* Material

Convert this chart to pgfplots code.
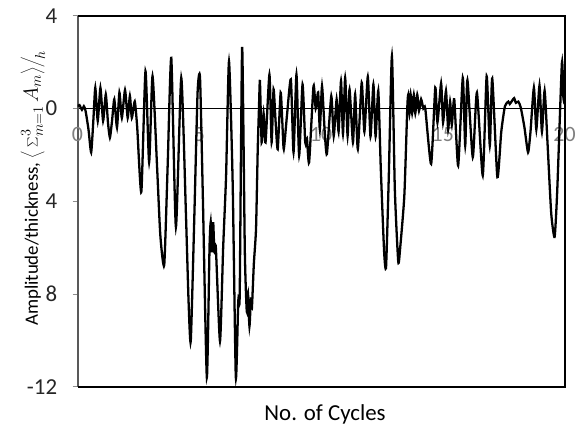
\documentclass[border=0pt]{standalone}
\usepackage{fontspec}
\setmainfont{Carlito}
\usepackage{pgfplots}
\pgfplotsset{compat=1.18}
\usetikzlibrary{calc}

\begin{document}
\begin{tikzpicture}
\begin{axis}[
  name=ax,
  scale only axis, width=490pt, height=373pt,
  xmin=0, xmax=20, ymin=-12, ymax=4,
  axis x line=middle, axis y line=left,
  axis line style={-},
  x axis line style={black, line width=1.1pt},
  y axis line style={black!65, line width=2pt},
  hide obscured x ticks=false, hide obscured y ticks=false,
  xtick={0,5,10,15,20}, xticklabels={0,5,10,15,20},
  xtick style={draw=none},
  ytick={-12,-8,-4,0,4}, yticklabels={-12,8,4,0,4},
  ytick style={black!45, line width=0.8pt},
  tick align=outside, major tick length=5pt,
  x tick label style={font=\fontsize{22}{26}\selectfont, text=black!50, anchor=north, yshift=-10pt},
  y tick label style={font=\fontsize{23}{27}\selectfont, text=black!85, xshift=-12pt},
  xlabel={No. of Cycles},
  xlabel style={font=\fontsize{23}{27}\selectfont, at={(axis description cs:0.5,0)}, anchor=base, yshift=-34pt, xshift=4pt},
  ylabel={Amplitude/thickness,\ {\fontsize{22}{26}\selectfont$\left\langle\,\sum_{m=1}^{3}A_m\right\rangle\!\Bigg/_{\!h}$}},
  ylabel style={font=\fontsize{19}{23}\selectfont, at={(axis description cs:0,0.535)}, anchor=center, yshift=45pt},
]
\addplot[black, line width=2.3pt, smooth, tension=0.35] coordinates {
(0,0.1)(0.08,0.15)(0.18,-0.05)(0.26,0.1)(0.33,-0.1)(0.45,-0.9)(0.56,-1.89)
(0.65,-0.5)(0.73,0.9)(0.83,-0.53)(0.94,0.9)(1.05,-0.53)(1.16,0.61)(1.25,-0.6)
(1.33,-1.25)(1.42,-0.5)(1.51,0.4)(1.62,-0.82)(1.72,0.69)(1.82,-0.4)(1.95,0.8)
(2.06,-0.4)(2.15,0.55)(2.23,-0.4)(2.35,0.31)(2.45,-0.8)(2.62,-3.6)(2.79,1.61)
(2.94,-2.32)(3.08,1.4)(3.27,-2.6)(3.4,-5.47)(3.56,-6.75)(3.7,-2.5)(3.85,2.19)
(4.04,-5.11)(4.26,1.33)(4.45,-4.5)(4.56,-8.33)(4.65,-10.04)(4.8,-4.5)(4.93,0.7)
(5.03,1.33)(5.15,-4)(5.31,-11.6)(5.42,-6)(5.47,-4.9)(5.52,-6.2)(5.57,-4.9)
(5.62,-6.2)(5.68,-6.0)(5.85,-10.04)(5.98,-6.0)(6.1,-2.9)(6.22,2.04)(6.37,-3.18)
(6.5,-11.6)(6.6,-8.3)(6.66,-8.0)(6.76,2.66)(6.87,-6.18)(6.95,-8.76)(7.0,-8.0)
(7.06,-9.4)(7.12,-8.2)(7.16,-8.6)(7.24,-6.7)(7.33,-5.18)(7.40,-1.75)(7.45,0)
(7.49,1.19)(7.56,-1.46)(7.64,-0.2)(7.72,-1.46)(7.88,1.47)(7.97,-1.46)(8.05,0.83)
(8.13,-0.5)(8.22,-1.75)(8.34,0.69)(8.41,-0.6)(8.47,-1.75)(8.6,-0.3)(8.76,1.26)
(8.87,-1.89)(8.99,1.47)(9.1,-2.03)(9.24,1.04)(9.35,-1.46)(9.42,-1.3)(9.51,-2.32)
(9.69,0.97)(9.78,0)(9.88,0.7)(9.95,-0.9)(10.04,0.97)(10.15,-1.0)(10.24,-1.96)
(10.42,0.54)(10.52,-1.18)(10.64,0.4)(10.72,-1.0)(10.82,1.19)(10.9,-1.1)(10.99,1.33)
(11.09,-1.18)(11.17,0.83)(11.31,-1.46)(11.4,0.62)(11.51,-1.75)(11.67,1.12)(11.78,-1.0)
(11.92,1.38)(12.03,-1.2)(12.15,1.04)(12.24,-1.2)(12.35,0.77)(12.45,-2.5)(12.59,-6.18)
(12.67,-6.82)(12.78,-3)(12.91,2.26)(13.03,-3.5)(13.17,-6.61)(13.25,-6.0)(13.42,-3.75)
(13.54,0)(13.58,0.6)(13.63,-0.2)(13.68,0.6)(13.74,-0.2)(13.81,0.6)(13.87,-0.2)
(13.95,0.6)(14.02,-0.1)(14.11,0.4)(14.2,0.0)(14.28,0)(14.52,-2.39)(14.69,0.9)
(14.78,-0.6)(14.93,1.09)(15.01,-0.6)(15.13,0.77)(15.22,-0.9)(15.3,0.3)(15.37,-0.7)
(15.47,0.4)(15.63,-2.46)(15.82,1.33)(15.92,-1.6)(16.01,1.23)(16.23,-2.1)(16.4,0.69)
(16.64,-2.89)(16.8,1.4)(16.93,-1.6)(17.03,1.3)(17.24,-2.96)(17.4,-1.0)(17.55,0.1)
(17.69,0.3)(17.75,0.2)(17.85,0.35)(17.93,0.45)(18.0,0.25)(18.1,0.3)(18.2,0.05)
(18.35,-0.8)(18.5,-1.89)(18.6,-1.0)(18.74,0.9)(18.84,-0.9)(18.97,1.0)(19.07,-1.0)
(19.18,0.77)(19.3,-1.5)(19.45,-4.5)(19.59,-5.54)(19.7,-3.5)(19.89,1.97)(19.95,0.5)
(20,0.2)
};
\end{axis}
\draw[black, line width=2pt] (ax.south west) -- (ax.south east) -- (ax.north east) -- (ax.north west);
\pgfresetboundingbox
\path ($(ax.south west)+(-78pt,-41pt)$) rectangle ($(ax.north east)+(12.5pt,16pt)$);
\end{tikzpicture}
\end{document}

* Requirement
Write out every line above exactly as it is, leaving out the pictures.

* Response to the task
Convert this chart to pgfplots code.
\documentclass[border=0pt]{standalone}
\usepackage{fontspec}
\setmainfont{Carlito}
\usepackage{pgfplots}
\pgfplotsset{compat=1.18}
\usetikzlibrary{calc}

\begin{document}
\begin{tikzpicture}
\begin{axis}[
  name=ax,
  scale only axis, width=490pt, height=373pt,
  xmin=0, xmax=20, ymin=-12, ymax=4,
  axis x line=middle, axis y line=left,
  axis line style={-},
  x axis line style={black, line width=1.1pt},
  y axis line style={black!65, line width=2pt},
  hide obscured x ticks=false, hide obscured y ticks=false,
  xtick={0,5,10,15,20}, xticklabels={0,5,10,15,20},
  xtick style={draw=none},
  ytick={-12,-8,-4,0,4}, yticklabels={-12,8,4,0,4},
  ytick style={black!45, line width=0.8pt},
  tick align=outside, major tick length=5pt,
  x tick label style={font=\fontsize{22}{26}\selectfont, text=black!50, anchor=north, yshift=-10pt},
  y tick label style={font=\fontsize{23}{27}\selectfont, text=black!85, xshift=-12pt},
  xlabel={No. of Cycles},
  xlabel style={font=\fontsize{23}{27}\selectfont, at={(axis description cs:0.5,0)}, anchor=base, yshift=-34pt, xshift=4pt},
  ylabel={Amplitude/thickness,\ {\fontsize{22}{26}\selectfont$\left\langle\,\sum_{m=1}^{3}A_m\right\rangle\!\Bigg/_{\!h}$}},
  ylabel style={font=\fontsize{19}{23}\selectfont, at={(axis description cs:0,0.535)}, anchor=center, yshift=45pt},
]
\addplot[black, line width=2.3pt, smooth, tension=0.35] coordinates {
(0,0.1)(0.08,0.15)(0.18,-0.05)(0.26,0.1)(0.33,-0.1)(0.45,-0.9)(0.56,-1.89)
(0.65,-0.5)(0.73,0.9)(0.83,-0.53)(0.94,0.9)(1.05,-0.53)(1.16,0.61)(1.25,-0.6)
(1.33,-1.25)(1.42,-0.5)(1.51,0.4)(1.62,-0.82)(1.72,0.69)(1.82,-0.4)(1.95,0.8)
(2.06,-0.4)(2.15,0.55)(2.23,-0.4)(2.35,0.31)(2.45,-0.8)(2.62,-3.6)(2.79,1.61)
(2.94,-2.32)(3.08,1.4)(3.27,-2.6)(3.4,-5.47)(3.56,-6.75)(3.7,-2.5)(3.85,2.19)
(4.04,-5.11)(4.26,1.33)(4.45,-4.5)(4.56,-8.33)(4.65,-10.04)(4.8,-4.5)(4.93,0.7)
(5.03,1.33)(5.15,-4)(5.31,-11.6)(5.42,-6)(5.47,-4.9)(5.52,-6.2)(5.57,-4.9)
(5.62,-6.2)(5.68,-6.0)(5.85,-10.04)(5.98,-6.0)(6.1,-2.9)(6.22,2.04)(6.37,-3.18)
(6.5,-11.6)(6.6,-8.3)(6.66,-8.0)(6.76,2.66)(6.87,-6.18)(6.95,-8.76)(7.0,-8.0)
(7.06,-9.4)(7.12,-8.2)(7.16,-8.6)(7.24,-6.7)(7.33,-5.18)(7.40,-1.75)(7.45,0)
(7.49,1.19)(7.56,-1.46)(7.64,-0.2)(7.72,-1.46)(7.88,1.47)(7.97,-1.46)(8.05,0.83)
(8.13,-0.5)(8.22,-1.75)(8.34,0.69)(8.41,-0.6)(8.47,-1.75)(8.6,-0.3)(8.76,1.26)
(8.87,-1.89)(8.99,1.47)(9.1,-2.03)(9.24,1.04)(9.35,-1.46)(9.42,-1.3)(9.51,-2.32)
(9.69,0.97)(9.78,0)(9.88,0.7)(9.95,-0.9)(10.04,0.97)(10.15,-1.0)(10.24,-1.96)
(10.42,0.54)(10.52,-1.18)(10.64,0.4)(10.72,-1.0)(10.82,1.19)(10.9,-1.1)(10.99,1.33)
(11.09,-1.18)(11.17,0.83)(11.31,-1.46)(11.4,0.62)(11.51,-1.75)(11.67,1.12)(11.78,-1.0)
(11.92,1.38)(12.03,-1.2)(12.15,1.04)(12.24,-1.2)(12.35,0.77)(12.45,-2.5)(12.59,-6.18)
(12.67,-6.82)(12.78,-3)(12.91,2.26)(13.03,-3.5)(13.17,-6.61)(13.25,-6.0)(13.42,-3.75)
(13.54,0)(13.58,0.6)(13.63,-0.2)(13.68,0.6)(13.74,-0.2)(13.81,0.6)(13.87,-0.2)
(13.95,0.6)(14.02,-0.1)(14.11,0.4)(14.2,0.0)(14.28,0)(14.52,-2.39)(14.69,0.9)
(14.78,-0.6)(14.93,1.09)(15.01,-0.6)(15.13,0.77)(15.22,-0.9)(15.3,0.3)(15.37,-0.7)
(15.47,0.4)(15.63,-2.46)(15.82,1.33)(15.92,-1.6)(16.01,1.23)(16.23,-2.1)(16.4,0.69)
(16.64,-2.89)(16.8,1.4)(16.93,-1.6)(17.03,1.3)(17.24,-2.96)(17.4,-1.0)(17.55,0.1)
(17.69,0.3)(17.75,0.2)(17.85,0.35)(17.93,0.45)(18.0,0.25)(18.1,0.3)(18.2,0.05)
(18.35,-0.8)(18.5,-1.89)(18.6,-1.0)(18.74,0.9)(18.84,-0.9)(18.97,1.0)(19.07,-1.0)
(19.18,0.77)(19.3,-1.5)(19.45,-4.5)(19.59,-5.54)(19.7,-3.5)(19.89,1.97)(19.95,0.5)
(20,0.2)
};
\end{axis}
\draw[black, line width=2pt] (ax.south west) -- (ax.south east) -- (ax.north east) -- (ax.north west);
\pgfresetboundingbox
\path ($(ax.south west)+(-78pt,-41pt)$) rectangle ($(ax.north east)+(12.5pt,16pt)$);
\end{tikzpicture}
\end{document}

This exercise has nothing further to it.